Libya HIV case nurses say not guilty of defamation
TRIPOLI, Feb 25 (Reuters) Five Bulgarian nurses and a Palestinian doctor, sentenced to death for infecting Libyan children with HIV, today pleaded not guilty to charges they defamed two Libyans by accusing them of torture, lawyers said.
A Libyan court sentenced the six, in jail since 1999, to death in December for starting an HIV epidemic in a hospital in the eastern town of Benghazi, to outcry from the West.
Leading scientists have repeatedly said the infections started before the medics arrived.
Libya has remained defiant under international pressure, saying others should not interfere in its courts. But Libyan leader Muammar Gaddafi's son and leading envoy Saif al-Islam said last month the six would not be executed.
In the HIV infection trial the Libyan prosecution based its case mainly on confessions from some of the nurses, who say they are innocent and were beaten and tortured to admit guilt.
In the defamation case a police officer, Juma Mishri, and a doctor, Abdulmajid Alshoul, are each claiming five million dinars ( 3.9 million dollars) in compensation for distress endured when the nurses gave testimony accusing them of torture.

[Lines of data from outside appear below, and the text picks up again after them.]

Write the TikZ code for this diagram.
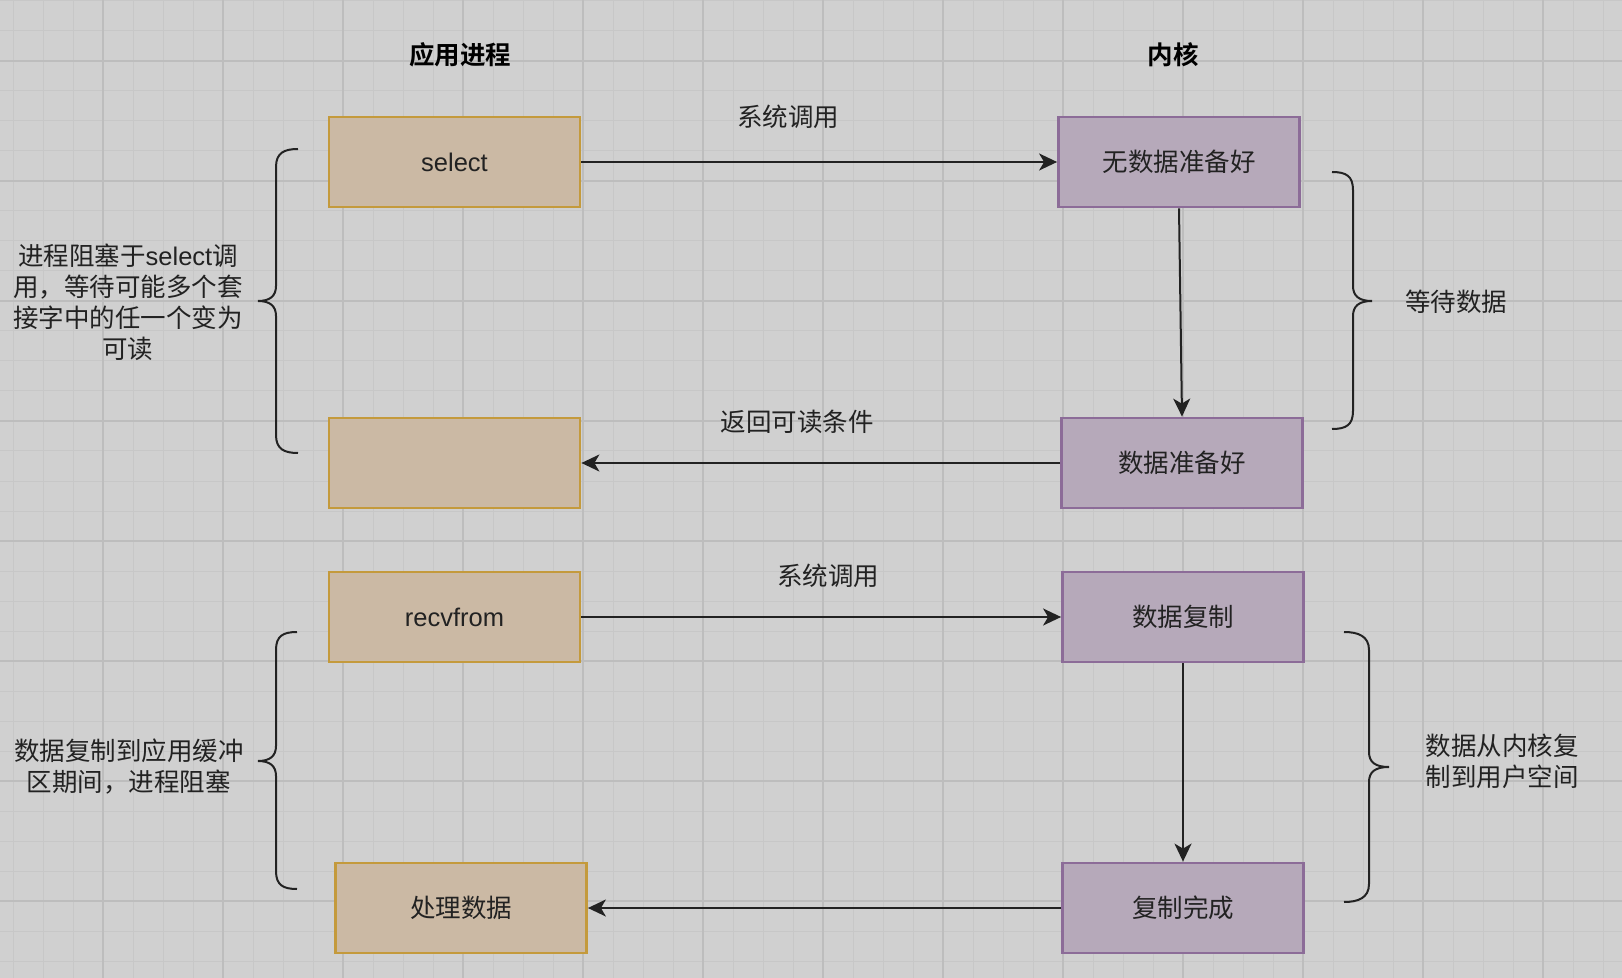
\documentclass[tikz,border=0pt]{standalone}
\usepackage{fontspec}
\setmainfont{Liberation Sans}
\newfontfamily\cjk{Noto Sans CJK SC}[BoldFont={* Bold}]
\usetikzlibrary{arrows.meta}
\definecolor{bg}{HTML}{D0D0D0}
\definecolor{gminor}{HTML}{C7C7C7}
\definecolor{gmajor}{HTML}{BDBDBD}
\definecolor{appfill}{HTML}{CBB9A4}
\definecolor{appline}{HTML}{C49A3C}
\definecolor{kfill}{HTML}{B6A9BA}
\definecolor{kline}{HTML}{8C6C98}
\definecolor{ink}{HTML}{222222}
\begin{document}
\begin{tikzpicture}[x=0.5pt,y=-0.5pt,
  txt/.style={font=\fontsize{12.75pt}{15.5pt}\selectfont, text=ink, inner sep=0pt},
  appbox/.style={txt, draw=appline, fill=appfill, line width=1.4pt, minimum width=125.5pt, minimum height=45pt},
  kbox/.style={txt, draw=kline, fill=kfill, line width=1.4pt, minimum width=120.5pt, minimum height=45pt},
  conn/.style={draw=ink, line width=1pt, -{Stealth[length=9pt,width=8.5pt,inset=2.5pt]}},
  brc/.style={draw=ink, line width=1pt},
  lbl/.style={txt, align=center},
  ttl/.style={txt, font=\fontsize{12.75pt}{15.5pt}\selectfont\cjk\bfseries, text=black}
]
\fill[bg] (0,0) rectangle (1622,978);
\useasboundingbox (0,0) rectangle (1622,978);
\foreach \x in {13,43,...,1603} \draw[gminor, line width=0.5pt] (\x,0) -- (\x,978);
\foreach \y in {1,31,...,961} \draw[gminor, line width=0.5pt] (0,\y) -- (1622,\y);
\foreach \x in {103,223,...,1543} \draw[gmajor, line width=0.6pt] (\x,0) -- (\x,978);
\foreach \y in {61,181,...,901} \draw[gmajor, line width=0.6pt] (0,\y) -- (1622,\y);

% titles
\node[ttl] (tapp) at (460,55) {应用进程};
\node[ttl] (tker) at (1173,55) {内核};

% boxes
\node[appbox] (sel) at (454.5,162) {select};
\node[kbox] (nodata) at (1179,162) {\cjk 无数据准备好};
\node[appbox] (empty) at (454.5,463) {};
\node[kbox] (ready) at (1182,463) {\cjk 数据准备好};
\node[appbox] (recv) at (454.5,617) {recvfrom};
\node[kbox] (copy) at (1183,617) {\cjk 数据复制};
\node[appbox] (proc) at (461,908) {\cjk 处理数据};
\node[kbox] (done) at (1183,908) {\cjk 复制完成};

% connectors
\draw[conn] (sel) -- (nodata);
\draw[conn] (nodata.south) -- (ready.north);
\draw[conn] (ready) -- (empty);
\draw[conn] (recv) -- (copy);
\draw[conn] (copy) -- (done);
\draw[conn] (done) -- (proc);

% connector labels
\node[lbl] (lab1) at (788,117) {\cjk 系统调用};
\node[lbl] (lab2) at (797,422) {\cjk 返回可读条件};
\node[lbl] (lab3) at (828,576) {\cjk 系统调用};

% side texts
\node[lbl] (side1) at (128,302) {{\cjk 进程阻塞于}select{\cjk 调}\\{\cjk 用，等待可能多个套}\\{\cjk 接字中的任一个变为}\\{\cjk 可读}};
\node[lbl] (side2) at (129,767) {\cjk 数据复制到应用缓冲\\\cjk 区期间，进程阻塞};
\node[lbl] (side3) at (1456,302) {\cjk 等待数据};
\node[lbl] (side4) at (1502,761) {\cjk 数据从内核复\\\cjk 制到用户空间};

% braces
\draw[brc] (298,149) .. controls (284,149) and (276,153) .. (276,167) -- (276,286)
  .. controls (276,296) and (270,301) .. (258,301)
  .. controls (270,301) and (276,306) .. (276,316) -- (276,435)
  .. controls (276,449) and (284,453) .. (298,453);
\draw[brc] (1332,172) .. controls (1346,172) and (1353,176) .. (1353,190) -- (1353,286)
  .. controls (1353,296) and (1359,301) .. (1372,301)
  .. controls (1359,301) and (1353,306) .. (1353,316) -- (1353,411)
  .. controls (1353,425) and (1346,429) .. (1332,429);
\draw[brc] (297,632) .. controls (283,632) and (276,636) .. (276,650) -- (276,746)
  .. controls (276,756) and (270,761) .. (258,761)
  .. controls (270,761) and (276,766) .. (276,776) -- (276,871)
  .. controls (276,885) and (283,889) .. (297,889);
\draw[brc] (1344,632) .. controls (1358,632) and (1369,636) .. (1369,650) -- (1369,752)
  .. controls (1369,762) and (1375,767) .. (1389,767)
  .. controls (1375,767) and (1369,772) .. (1369,782) -- (1369,884)
  .. controls (1369,898) and (1358,902) .. (1344,902);
\end{tikzpicture}
\end{document}
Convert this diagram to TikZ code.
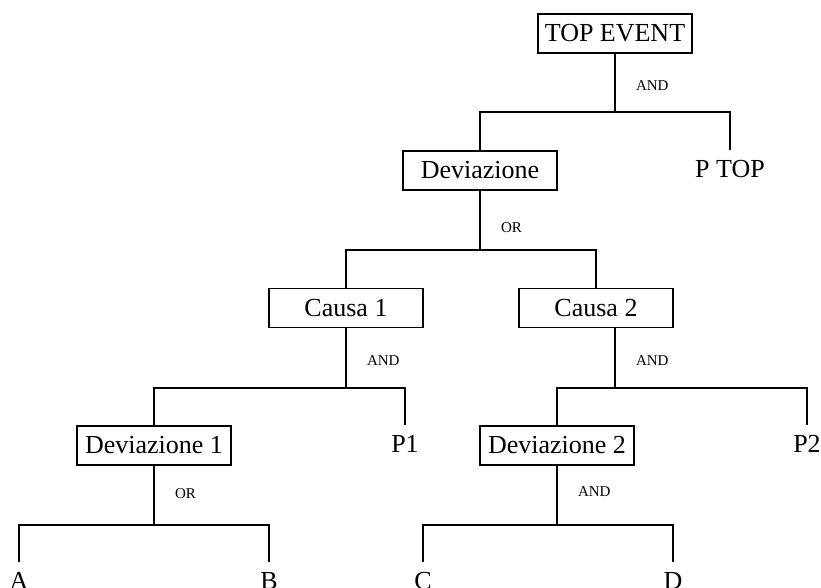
\documentclass[tikz,border=0pt]{standalone}
\usepackage{fontspec}
\setmainfont{Liberation Serif}
\usetikzlibrary{positioning,calc}

\tikzset{
    event/.style={draw, line width=1.3pt, minimum width=154pt, minimum height=39pt,
        inner sep=0pt, font=\fontsize{26}{30}\selectfont},
    leaf/.style={anchor=north, inner xsep=0pt, inner ysep=10pt,
        font=\fontsize{26}{30}\selectfont},
    gate/.style={anchor=west, inner sep=0pt, xshift=20pt,
        font=\fontsize{15}{18}\selectfont},
    link/.style={line width=2pt}
}

\begin{document}
\begin{tikzpicture}[x=1pt, y=-1pt]
    \useasboundingbox (0,0) rectangle (821,588);

    % Events
    \node[event] (top) at (615,33.5) {TOP EVENT};
    \node[event] (dev) at (480,170.5) {Deviazione};
    \node[event] (c1) at (346,308) {Causa 1};
    \node[event] (c2) at (596,308) {Causa 2};
    \node[event] (dev1) at (154,445.5) {Deviazione 1};
    \node[event] (dev2) at (557,445.5) {Deviazione 2};

    % Leaves
    \node[leaf] (ptop) at (730,150) {P TOP};
    \node[leaf] (p1) at (405,425) {P1};
    \node[leaf] (p2) at (807,425) {P2};
    \node[leaf] (a) at (19,562) {A};
    \node[leaf] (b) at (269,562) {B};
    \node[leaf] (c) at (423,562) {C};
    \node[leaf] (d) at (673,562) {D};

    % Gate junctions
    \coordinate (j0) at (615,112);
    \coordinate (j1) at (480,250);
    \coordinate (j2) at (346,388);
    \coordinate (j3) at (615,388);
    \coordinate (j4) at (154,525);
    \coordinate (j5) at (557,525);

    % Gates
    \draw[link] (top) -- node[gate, pos=.54] {AND} (j0);
    \draw[link] (dev) |- (j0) -| (ptop);
    \draw[link] (dev) -- node[gate, pos=.63] {OR} (j1);
    \draw[link] (c1) |- (j1) -| (c2);
    \draw[link] (c1) -- node[gate, pos=.54] {AND} (j2);
    \draw[link] (dev1) |- (j2) -| (p1);
    \draw[link] (c2.south -| j3) -- node[gate, pos=.54] {AND} (j3);
    \draw[link] (dev2) |- (j3) -| (p2);
    \draw[link] (dev1) -- node[gate, pos=.47] {OR} (j4);
    \draw[link] (a) |- (j4) -| (b);
    \draw[link] (dev2) -- node[gate, pos=.43] {AND} (j5);
    \draw[link] (c) |- (j5) -| (d);
\end{tikzpicture}
\end{document}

A Libyan prosecutor urged the court to give the six the ''maximum punishment'' which lawyers said could be a six-year imprisonment term on top of compensation.
The court then put off the hearing until March 11 to give more time to the lawyers of the six medics who first appeared in court two weeks ago when the defamation trial began.
Alshoul and nine Libyan policemen including Mishri were tried and acquitted in June 2005 of torturing the nurses and the doctor.